Chaque médaille a son revers. Celui de la solide reprise économique dont profite le Québec a un nom : inflation. Un peu partout, les prix sont en feu. Et ils risquent de brûler le pouvoir d’achat des ménages.

Jugez vous-même.

Cette semaine, le prix de l’essence à la pompe a atteint 1,55 $ le litre, à Montréal, soit 50 cents de plus qu’il y a un an. On est loin des heures sombres de la pandémie où le prix du baril de pétrole était même devenu négatif.

Vendredi, Hydro-Québec a annoncé une augmentation de ses tarifs de 2,6 % à partir du 1er avril, ce qui fait regretter le temps où la Régie de l’Énergie pouvait exercer un jugement critique et tempérer les ardeurs de la société d’État qui fixe maintenant ses tarifs en fonction de l’inflation. Point.

Ah oui, et pendant ce temps, le prix du bacon a explosé de 20 % depuis un an. À ce rythme, il y a des ménages qui vont finir par payer leur épicerie en 12 versements égaux !

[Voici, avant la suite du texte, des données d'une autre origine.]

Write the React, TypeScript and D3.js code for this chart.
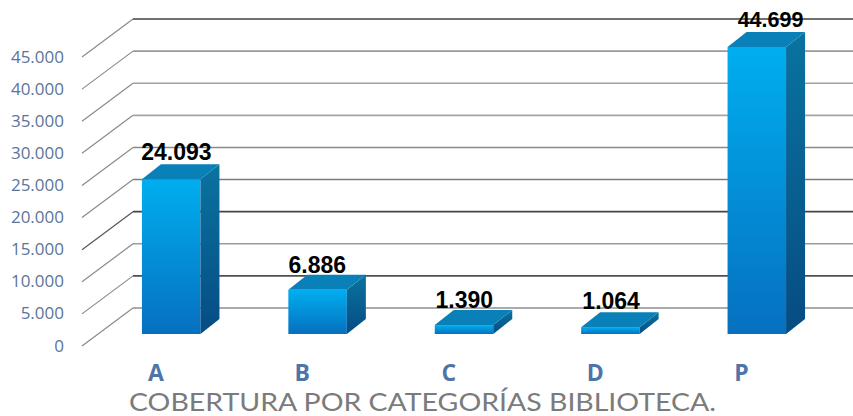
import React from "react";
import * as d3 from "d3";

const categories = ["A", "B", "C", "D", "P"];
const values = [24093, 6886, 1390, 1064, 44699];
const valueLabels = ["24.093", "6.886", "1.390", "1.064", "44.699"];
const ticks = [0, 5000, 10000, 15000, 20000, 25000, 30000, 35000, 40000, 45000];
const title = "COBERTURA POR CATEGORÍAS BIBLIOTECA.";

const W = 853;
const H = 416;
const dx = 19;
const dy = 15;
const barW = 58.5;
const wallDx = 51;
const wallDy = 38;
const frontLeft = 82;
const frontZero = 346;
const frontTop = 57;
const barBase = 334;

const fmt = (v: number) => (v === 0 ? "0" : d3.format(",")(v).replace(",", "."));

export default function App() {
  const y = d3.scaleLinear().domain([0, 45000]).range([frontZero, frontTop]);
  const h = (v: number) => frontZero - y(v);
  const x = d3.scaleBand<string>().domain(categories).range([97.5, 829.5]).paddingInner(0).paddingOuter(0);
  const front = (c: string) => (x(c) as number) + (x.bandwidth() - barW) / 2 + 0.5;
  const lineColors = ["#8f8f8f", "#505050", "#9c9c9c", "#454545", "#7c7c7c", "#8a8a8a", "#a5a5a5", "#a0a0a0", "#9a9a9a", "#404040"];
  const labelDy = [-4, -2, -2, -2.7, -4.5];
  const labelDx = [34.5, 29, 29.5, 30, 43];
  const labelSize = [23, 23, 23, 23, 21.5];

  return (
    <svg
      width={W}
      height={H}
      viewBox={`0 0 ${W} ${H}`}
      style={{ position: "fixed", left: 0, top: 0, background: "#fff" }}
    >
      <defs>
        <linearGradient id="f" x1="0" y1="0" x2="0" y2="1">
          <stop offset="0" stopColor="#00aeef" />
          <stop offset="1" stopColor="#0670bf" />
        </linearGradient>
        <linearGradient id="s" x1="0" y1="0" x2="0" y2="1">
          <stop offset="0" stopColor="#0a739f" />
          <stop offset="1" stopColor="#064c84" />
        </linearGradient>
        <filter id="b" x="-5%" y="-20%" width="110%" height="140%">
          <feGaussianBlur stdDeviation="0.45" />
        </filter>
      </defs>

      <g filter="url(#b)">
        {ticks.map((t, i) => (
          <g key={t} stroke={lineColors[i]} fill="none">
            <line x1={frontLeft} y1={y(t)} x2={frontLeft + wallDx} y2={y(t) - wallDy} strokeWidth={1.2} stroke={i === 3 ? "#555" : "#8a8a8a"} />
            <line x1={frontLeft + wallDx} y1={y(t) - wallDy} x2={W} y2={y(t) - wallDy} strokeWidth={1.6} />
          </g>
        ))}
      </g>

      {ticks.map((t) => (
        <text
          key={t}
          x={64}
          y={y(t) + 5.5}
          textAnchor="end"
          fontFamily="'Open Sans', sans-serif"
          fontSize={17}
          fill="#5a749c"
        >
          {fmt(t)}
        </text>
      ))}

      {categories.map((c, i) => {
        const x0 = front(c);
        const top = barBase - h(values[i]);
        const x1 = x0 + barW;
        return (
          <g key={c}>
            <rect x={x0} y={top} width={barW} height={barBase - top} fill="url(#f)" />
            <path
              d={`M${x1},${top}L${x1 + dx},${top - dy}L${x1 + dx},${barBase - dy}L${x1},${barBase}Z`}
              fill="url(#s)"
            />
            <path
              d={`M${x0},${top}L${x0 + dx},${top - dy}L${x1 + dx},${top - dy}L${x1},${top}Z`}
              fill="#0a80b8"
            />
            <text
              x={x0 + labelDx[i]}
              y={top - dy + labelDy[i]}
              textAnchor="middle"
              fontFamily="'Liberation Sans', Arial, sans-serif"
              fontWeight={700}
              fontSize={labelSize[i]}
              fill="#000"
            >
              {valueLabels[i]}
            </text>
            <text
              x={x0 + 14}
              y={381}
              textAnchor="middle"
              fontFamily="'Open Sans', sans-serif"
              fontWeight={700}
              fontSize={23}
              fill="#4f74a8"
            >
              {c}
            </text>
          </g>
        );
      })}

      <text
        x={129}
        y={410.5}
        fontFamily="Lato, sans-serif"
        fontSize={25}
        fill="#7b7b7b"
        textLength={587}
        lengthAdjust="spacingAndGlyphs"
      >
        {title}
      </text>
    </svg>
  );
}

On fait des blagues, mais il n’y a pas de quoi rigoler face au retour en force de l’inflation. En fait, l’indice des prix à la consommation a grimpé de 5,1 % au Québec, en septembre. Du jamais vu en 30 ans.

Et même si la hausse est particulière forte du côté du transport (+ 10,3 %), elle est quand même largement répandue dans les autres secteurs comme le logement (+ 4,4 %) et les aliments (+ 4 %).

Les pauvres vont y goûter

Malheureusement, les plus pauvres risquent davantage de se faire manger la laine sur le dos.

Au Québec, les moins nantis consacrent 62 % de leur budget aux dépenses essentielles, par rapport à seulement 27 % pour les plus aisés.

Quand on regarde les chiffres de Statistique Canada de plus près, on voit que les familles du quintile inférieur (celles faisant partie des 20 % ayant les revenus les moins élevés) allouent 14 % de leur budget à l’achat d’aliments à l’épicerie, exactement le double de celles du quintile supérieur.

C’est la même histoire pour le logement : les familles moins nanties y consacrent 32 % de leurs revenus, presque deux fois plus que les plus aisées (17 %).

Pour les familles en bas de l’échelle, difficile d’arrêter de chauffer en hiver, difficile de ne pas faire le plein pour aller travailler, difficile de couper dans l’os quand on a une famille à nourrir.

Il est vrai que la pénurie de main-d’œuvre devrait pousser davantage les salaires à la hausse. Plus de la moitié des entreprises s’attendent à une accélération de la croissance des salaires, une proportion qui n’a jamais été si forte depuis que la Banque du Canada compile les données.

Mais pour l’instant, les augmentations de salaire de 2,4 % pour l’ensemble des employés au Québec sont loin d’être suffisantes pour absorber l’augmentation des prix.

Les consommateurs peuvent toujours puiser dans le confortable coussin d’épargnes qu’ils ont accumulé durant la pandémie. Mais ici encore, ce sont surtout les mieux nantis qui ont mis des sous de côté, et non pas les bas salariés – en particulier les jeunes et les femmes – qui ont subi de plein fouet les pertes d’emploi.

Un peu de « bacon » fiscal

Évidemment, c’est le rôle de la Banque du Canada de maintenir l’inflation autour de la cible de 2 %. C’est carrément sa raison d’être.

Et les gouvernements doivent prendre garde d’instaurer des mesures permanentes pour lutter contre un problème qui pourrait être temporaire, puisque l’inflation découle en bonne partie des ruptures dans les chaînes d’approvisionnement que la pandémie a provoquées à travers le monde.

Mais ce n’est pas une raison pour rester les bras croisés.

Il était donc rassurant de voir, cette semaine, la ministre des Finances Chrystia Freeland concentrer l’aide d’Ottawa vers les secteurs qui demeurent ébranlés par la pandémie.

De son côté, le premier ministre François Legault semble bien conscient de l’impact « énorme » de la hausse des prix sur le portefeuille des Québécois. Son ministre des Finances, Eric Girard, devrait donc inclure dans son énoncé économique de la fin novembre des mesures pour aider les Québécois.

La CAQ se targue d’avoir accordé des allégements fiscaux de 2,3 milliards par année aux contribuables, notamment avec la réduction des taxes scolaires, la diminution des frais de garde et les Allocations famille.

Maintenant que les familles ont été gâtées, il serait temps de penser aux personnes en bas de l’échelle et en particulier aux célibataires qui doivent assumer seuls toutes ces factures de plus en plus lourdes.

La lutte contre la pauvreté ne fait pas gagner des élections. Mais à l’heure où l’insécurité alimentaire est en forte hausse, un peu plus de « bacon » pour les démunis ne ferait pas de tort.